Our appointment with our new RE (#3) is this Tuesday. Somehow, from somewhere, I've found that hope again. I'm actually excited and haven't felt these feelings since last summer when we started with RE #2. Oh, the possibilities! Truckloads of babies arriving on my doorstep! The cure to this pesky IF! Ok, maybe not. :) But it's nice to feel this for a change.

It's funny what motivation can do. I am someone who has always struggled with organization. Ask me where the deed to my house is or the loan paperwork for my car and I'll give you a blank stare. But ask me where all 140 pages of my fertility medical records are, and I will lead you to a neatly organized set of papers sectioned in file folders (by RE and patient). When I presented a copy of this collection to my new RE's office, I was proud. Look what I've done! Clearly I am deserving of a baby because I cared enough to gather and organize these papers! Somehow, I don't think they were that impressed.

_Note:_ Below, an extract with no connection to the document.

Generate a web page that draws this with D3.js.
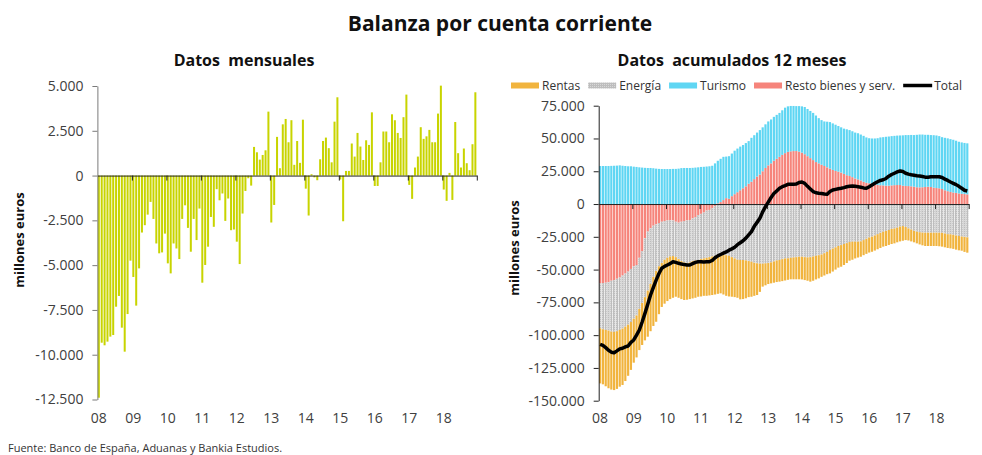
<!DOCTYPE html>
<html>
<head>
<meta charset="utf-8">
<script src="https://cdn.jsdelivr.net/npm/d3@7"></script>
<style>
  body { margin: 0; background: #fff; }
  svg { font-family: "Open Sans", sans-serif; }
</style>
</head>
<body>
<svg id="chart" width="982" height="455"></svg>
<script>
// años del eje (etiquetas) - 12 meses por año, ene-2008 a dic-2018
const years = ['08', '09', '10', '11', '12', '13', '14', '15', '16', '17', '18'];

// saldo mensual, millones de euros
const mensual = [
  -12400, -9330, -9475, -9270, -8990, -8900, -7320, -6720, -8490, -9830, -7730, -4750,
  -5660, -7260, -5180, -3180, -2770, -2180, -1470, -2420, -3790, -4340, -4290, -3240,
  -4900, -5460, -3790, -4070, -4660, -2420, -1660, -2920, -4250, -2420, -3600, -1840,
  -5980, -4990, -3970, -2310, -2860, -760, -1380, -1000, -2530, -1280, -3050, -3010,
  -3690, -4940, -2120, -860, -150, -560, 1600, 1300, 890, 1150, 1410, 3570,
  -2620, -1640, 2160, 410, 2860, 3160, 1860, 3090, 600, 1930, 710, 3120,
  -730, -2230, 75, -100, -260, 910, 1930, 2120, 1530, 740, 3010, 4370,
  -220, -2550, 260, 260, 1790, 1060, 2380, 1620, 870, 1970, 1710, 3530,
  -580, -580, 740, 2460, 2460, 1860, 3420, 3090, 2380, 2100, 3260, 4520,
  -520, -1300, 450, 1060, 2700, 2050, 2190, 2550, 1860, 1860, 3460, 5020,
  -780, -1410, 150, -1360, 2990, 1250, 450, 1510, 690, 300, 1750, 4650
];

// acumulado 12 meses, millones de euros
const rentas = [
  -42000, -42000, -43000, -44000, -44200, -44400, -44000, -43300, -43000, -41500, -39000, -36500,
  -33500, -32000, -31400, -32000, -33000, -35200, -36000, -37500, -38800, -36500, -33500, -33500,
  -33000, -32500, -31800, -30200, -29500, -29000, -28700, -28000, -28000, -28500, -28500, -28000,
  -28500, -28500, -29000, -29200, -29400, -29500, -29500, -29200, -30100, -31000, -31000, -30200,
  -29500, -29000, -30000, -29800, -28900, -27500, -26700, -25200, -24200, -21500, -17500, -16800,
  -16000, -16000, -16200, -16500, -16500, -16800, -16800, -16400, -16400, -16700, -16900, -17200,
  -17300, -17500, -17800, -18700, -18500, -18000, -17700, -17000, -17000, -17000, -17800, -17500,
  -17000, -16500, -16500, -16000, -15200, -14200, -13800, -12800, -12100, -11700, -11500, -11500,
  -11500, -11500, -11500, -11500, -11500, -11400, -11500, -11400, -11500, -11400, -11200, -11300,
  -11200, -10000, -9200, -9000, -8700, -8900, -9300, -9700, -10100, -10100, -10100, -10100,
  -10100, -10300, -10500, -10500, -10500, -10700, -10700, -10800, -10900, -10800, -11400, -11700
];
const energia = [
  -34300, -35200, -36000, -37000, -38800, -39500, -40000, -40000, -40500, -40500, -40500, -40500,
  -40000, -38500, -39000, -39500, -45000, -45000, -42500, -39000, -35500, -33000, -31500, -29500,
  -28500, -27800, -27200, -27000, -27800, -30000, -31500, -32500, -32300, -32500, -33000, -34200,
  -34500, -35000, -36000, -36000, -37000, -38000, -39000, -38900, -38900, -39000, -39500, -40500,
  -41500, -42500, -42700, -42700, -43000, -43500, -44000, -44800, -45200, -45500, -45500, -45200,
  -45000, -44500, -43800, -43000, -42700, -42000, -41500, -41400, -41000, -40700, -40500, -40200,
  -40200, -40500, -40700, -40500, -40000, -39500, -39000, -38500, -37500, -36500, -35100, -34000,
  -33000, -32000, -31300, -30500, -29800, -29000, -28700, -28700, -28700, -28500, -27500, -26500,
  -25500, -24900, -24000, -23000, -22000, -21100, -20500, -19800, -19000, -18600, -18000, -17200,
  -16800, -17500, -18600, -19500, -20500, -21100, -21500, -21800, -21900, -21900, -21900, -21900,
  -21900, -21900, -22000, -22500, -23000, -23100, -23500, -24000, -24400, -24800, -25100, -25400
];
const turismo = [
  29000, 29000, 29000, 29000, 29100, 29200, 29300, 29500, 29200, 29000, 28800, 28800,
  28500, 28300, 28000, 27800, 27600, 27500, 27500, 27300, 27000, 26800, 26700, 26700,
  26700, 26700, 26800, 26800, 27000, 27400, 27500, 27500, 27500, 27600, 27800, 28000,
  28300, 28400, 28600, 28800, 29200, 31000, 32500, 33000, 33000, 31700, 32500, 32500,
  33200, 33300, 33300, 33000, 33000, 32500, 33500, 33500, 33500, 33900, 33500, 33300,
  33500, 33500, 33500, 33500, 33500, 34000, 34700, 34700, 34600, 34400, 34300, 34700,
  35300, 36000, 36000, 36000, 36000, 35500, 34500, 34000, 34000, 34800, 35500, 35500,
  35300, 34800, 34500, 34500, 35000, 35000, 35000, 35000, 35200, 35000, 35000, 34600,
  34400, 34800, 35200, 35700, 36500, 36800, 37300, 37500, 37600, 37600, 37700, 37800,
  38400, 38800, 38900, 39200, 39400, 40000, 40300, 40200, 39800, 39600, 39600, 40000,
  40100, 39800, 39500, 40000, 40300, 40300, 40200, 39800, 39400, 39200, 39000, 38900
];
const resto = [
  -60500, -60300, -60000, -59500, -58500, -58000, -57000, -56000, -54500, -53000, -51500, -49500,
  -47500, -46500, -41000, -36000, -26000, -21000, -18500, -16500, -15500, -14500, -13500, -13000,
  -12500, -12200, -12500, -13500, -14200, -13500, -13000, -12500, -12200, -11000, -10000, -8500,
  -7500, -6500, -5000, -4500, -3000, -1500, 500, 1500, 3000, 4500, 4000, 6000,
  7500, 9000, 10500, 12000, 13500, 15500, 17000, 19000, 21000, 22500, 25000, 27500,
  29500, 31000, 33000, 34500, 36000, 37500, 38800, 39800, 40200, 40400, 40400, 40000,
  39200, 38000, 36500, 35000, 33500, 32000, 31000, 30000, 29000, 28000, 27000, 26000,
  25200, 24700, 24000, 23000, 22000, 21400, 20500, 19500, 18800, 18000, 17000, 16200,
  15800, 15200, 14800, 14500, 14300, 14200, 14000, 14000, 14200, 14400, 14500, 14500,
  14000, 13800, 13700, 13500, 13200, 12800, 12700, 12800, 13000, 13200, 13000, 12500,
  12200, 12000, 11500, 10500, 9800, 9200, 8800, 8500, 8100, 7800, 7600, 7400
];
const total = [
  -107000, -107800, -109500, -111500, -113000, -113400, -112000, -110500, -110000, -109000, -108300, -105500,
  -103700, -100000, -96100, -90000, -83400, -76500, -69400, -63500, -58000, -53000, -49000, -47500,
  -46500, -45500, -44000, -44500, -45200, -45800, -46200, -46500, -46500, -45500, -44500, -44000,
  -44000, -44200, -44000, -44000, -43000, -41000, -39500, -38500, -37500, -36500, -35200, -34200,
  -33000, -31000, -29500, -28000, -26000, -23500, -21000, -17000, -14000, -10900, -6000, -2000,
  1500, 5000, 8000, 10000, 12000, 13200, 14000, 15000, 15000, 15000, 15200, 16500,
  16800, 15800, 13500, 11500, 9500, 8600, 8200, 8000, 7600, 7400, 9500, 10700,
  11200, 11700, 12000, 12500, 13200, 13500, 13700, 13500, 13200, 12800, 12300, 12000,
  13200, 14500, 15800, 17000, 18000, 18500, 19500, 21200, 22500, 23500, 24500, 25200,
  24800, 23500, 22800, 22300, 22000, 21600, 21400, 21000, 20500, 20500, 20800, 20900,
  20900, 20800, 20200, 19000, 18000, 16800, 15800, 14800, 13500, 12000, 10500, 9900
];

const ticksMensual = [5000, 2500, 0, -2500, -5000, -7500, -10000, -12500];
const ticksAcum = [75000, 50000, 25000, 0, -25000, -50000, -75000, -100000, -125000, -150000];

const series = ['Rentas', 'Energía', 'Turismo', 'Resto bienes y serv.'];
const colores = {
  'Rentas': '#f1b43e',
  'Energía': 'url(#puntos)',
  'Turismo': '#5fd6f3',
  'Resto bienes y serv.': '#f6847b'
};

const svg = d3.select('#chart');
const fmt = d3.formatLocale({ decimal: ',', thousands: '.', grouping: [3], currency: ['', ''], minus: '-' }).format(',.0f');
const months = years.flatMap(yy => d3.range(1, 13).map(m => yy + '-' + m));

// trama punteada de la energía
const pat = svg.append('defs').append('pattern')
  .attr('id', 'puntos').attr('width', 2).attr('height', 2)
  .attr('patternUnits', 'userSpaceOnUse');
pat.append('rect').attr('width', 2).attr('height', 2).attr('fill', '#bdbdbd');
pat.append('rect').attr('width', 1).attr('height', 1).attr('fill', '#d8d8d8');

// titulos
svg.append('text')
  .attr('x', 500).attr('y', 31)
  .attr('text-anchor', 'middle')
  .attr('font-size', 21).attr('font-weight', 'bold').attr('fill', '#111')
  .text('Balanza por cuenta corriente');

svg.append('text')
  .attr('x', 244).attr('y', 66)
  .attr('text-anchor', 'middle').style('white-space', 'pre')
  .attr('font-size', 16).attr('font-weight', 'bold').attr('fill', '#111')
  .text('Datos  mensuales');

svg.append('text')
  .attr('x', 732).attr('y', 66)
  .attr('text-anchor', 'middle').style('white-space', 'pre')
  .attr('font-size', 16).attr('font-weight', 'bold').attr('fill', '#111')
  .text('Datos  acumulados 12 meses');

const styleAxis = (g, domainColor) => {
  g.select('.domain').attr('stroke', domainColor);
  g.selectAll('.tick line').attr('stroke', domainColor);
  g.selectAll('.tick text').attr('fill', '#404040').attr('font-size', 14)
    .attr('font-family', '"Open Sans", sans-serif');
};

// ---- panel izquierdo: datos mensuales ----
const xL = d3.scaleBand().domain(months).range([97.4, 476.8]).paddingInner(0.3).paddingOuter(0.15);
const yL = d3.scaleLinear().domain([-12500, 5000]).range([399.5, 86]);

svg.append('g')
  .attr('fill', '#c8d400')
  .selectAll('rect')
  .data(mensual)
  .join('rect')
  .attr('x', (d, i) => xL(months[i]))
  .attr('width', xL.bandwidth())
  .attr('y', d => yL(Math.max(0, d)))
  .attr('height', d => Math.abs(yL(d) - yL(0)));

svg.append('g')
  .attr('transform', 'translate(97.4,0)')
  .call(d3.axisLeft(yL).tickValues(ticksMensual).tickFormat(fmt).tickSize(5).tickPadding(9).tickSizeOuter(0))
  .call(g => styleAxis(g, '#7a7a7a'));

const yearL = d3.scaleLinear().domain([0, years.length]).range(xL.range());
svg.append('g')
  .attr('transform', `translate(0,${yL(0)})`)
  .call(d3.axisBottom(yearL).tickValues(d3.range(1, years.length + 1)).tickSize(5).tickFormat('').tickSizeOuter(0))
  .call(g => styleAxis(g, '#222'));

svg.append('g')
  .selectAll('text')
  .data(years)
  .join('text')
  .attr('x', d => xL(d + '-1') + xL.bandwidth() / 2)
  .attr('y', 423)
  .attr('text-anchor', 'middle')
  .attr('font-size', 14).attr('fill', '#404040')
  .text(d => d);

svg.append('text')
  .attr('transform', 'translate(24,240) rotate(-90)')
  .attr('text-anchor', 'middle')
  .attr('font-size', 13).attr('font-weight', 'bold').attr('fill', '#111')
  .text('millones euros');

// ---- panel derecho: acumulado 12 meses ----
const xR = d3.scaleBand().domain(months).range([598.7, 968.7]).paddingInner(0.22).paddingOuter(0.11);
const yR = d3.scaleLinear().domain([-150000, 75000]).range([400.7, 105.7]);

const tabla = months.map((m, i) => ({
  month: m,
  'Rentas': rentas[i],
  'Energía': energia[i],
  'Turismo': turismo[i],
  'Resto bienes y serv.': resto[i]
}));

const apilado = d3.stack()
  .keys(['Resto bienes y serv.', 'Turismo', 'Energía', 'Rentas'])
  .offset(d3.stackOffsetDiverging)(tabla);

svg.append('g')
  .selectAll('g')
  .data(apilado)
  .join('g')
  .attr('fill', s => colores[s.key])
  .selectAll('rect')
  .data(s => s)
  .join('rect')
  .attr('x', d => xR(d.data.month))
  .attr('width', xR.bandwidth())
  .attr('y', d => yR(Math.max(d[0], d[1])))
  .attr('height', d => Math.abs(yR(d[0]) - yR(d[1])));

svg.append('g')
  .attr('transform', 'translate(598.7,0)')
  .call(d3.axisLeft(yR).tickValues(ticksAcum).tickFormat(fmt).tickSize(5).tickPadding(9).tickSizeOuter(0))
  .call(g => styleAxis(g, '#222'));

const yearR = d3.scaleLinear().domain([0, years.length]).range(xR.range());
svg.append('g')
  .attr('transform', `translate(0,${yR(0)})`)
  .call(d3.axisBottom(yearR).tickValues(d3.range(1, years.length + 1)).tickSize(5).tickFormat('').tickSizeOuter(0))
  .call(g => styleAxis(g, '#222'));

svg.append('path')
  .datum(total)
  .attr('fill', 'none')
  .attr('stroke', '#000')
  .attr('stroke-width', 3.5)
  .attr('stroke-linejoin', 'round')
  .attr('d', d3.line().x((d, i) => xR(months[i]) + xR.bandwidth() / 2).y(d => yR(d)));

svg.append('g')
  .selectAll('text')
  .data(years)
  .join('text')
  .attr('x', d => xR(d + '-1') + xR.bandwidth() / 2)
  .attr('y', 423)
  .attr('text-anchor', 'middle')
  .attr('font-size', 14).attr('fill', '#404040')
  .text(d => d);

svg.append('text')
  .attr('transform', 'translate(519,248) rotate(-90)')
  .attr('text-anchor', 'middle')
  .attr('font-size', 13).attr('font-weight', 'bold').attr('fill', '#111')
  .text('millones euros');

// leyenda (ancho total ajustado al hueco 512-980)
const leyenda = svg.append('g').attr('font-size', 12).attr('fill', '#333');
let lx = 511;
series.concat(['Total']).forEach(name => {
  if (name === 'Total') {
    leyenda.append('line')
      .attr('x1', lx).attr('x2', lx + 29).attr('y1', 85.5).attr('y2', 85.5)
      .attr('stroke', '#000').attr('stroke-width', 3.5);
  } else {
    leyenda.append('rect')
      .attr('x', lx).attr('y', 82.5).attr('width', 28).attr('height', 6)
      .attr('fill', colores[name]);
  }
  const t = leyenda.append('text')
    .attr('x', lx + 31).attr('y', 90)
    .text(name);
  lx += 31 + t.node().getComputedTextLength() + 8;
});

// fuente
svg.append('text')
  .attr('x', 8).attr('y', 452)
  .attr('font-size', 11).attr('fill', '#333')
  .text('Fuente: Banco de España, Aduanas y Bankia Estudios.');
</script>
</body>
</html>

This is something I do well: having drive, motivation, looking forward with a goal and working towards it. But I'm starting to become aware that there might come a day when I figure out that no matter how motivated I am, no matter how hard I work, the goal will not be realized. Isn't this the antithesis of America? Aren't we supposed to be able to shoot towards a goal and with a good, old fashioned rolling up of the sleeves, aren't we supposed to see that dream realized? This is the most frustrating part of IF. I've been able to work for everything else I have in my life, so I can't seem to wrap my mind around the fact that I might not be able to do the same here.

I hope that if I do need to make the decision to throw in the towel, that I have the courage to do so. I hope I am strong enough to give up on THE goal and move towards another. It's nothing I've ever known, but I suppose this entire ride is a learning curve. And then again, THE goal is actually motherhood anyway and I know, in some way, I will see this one realized.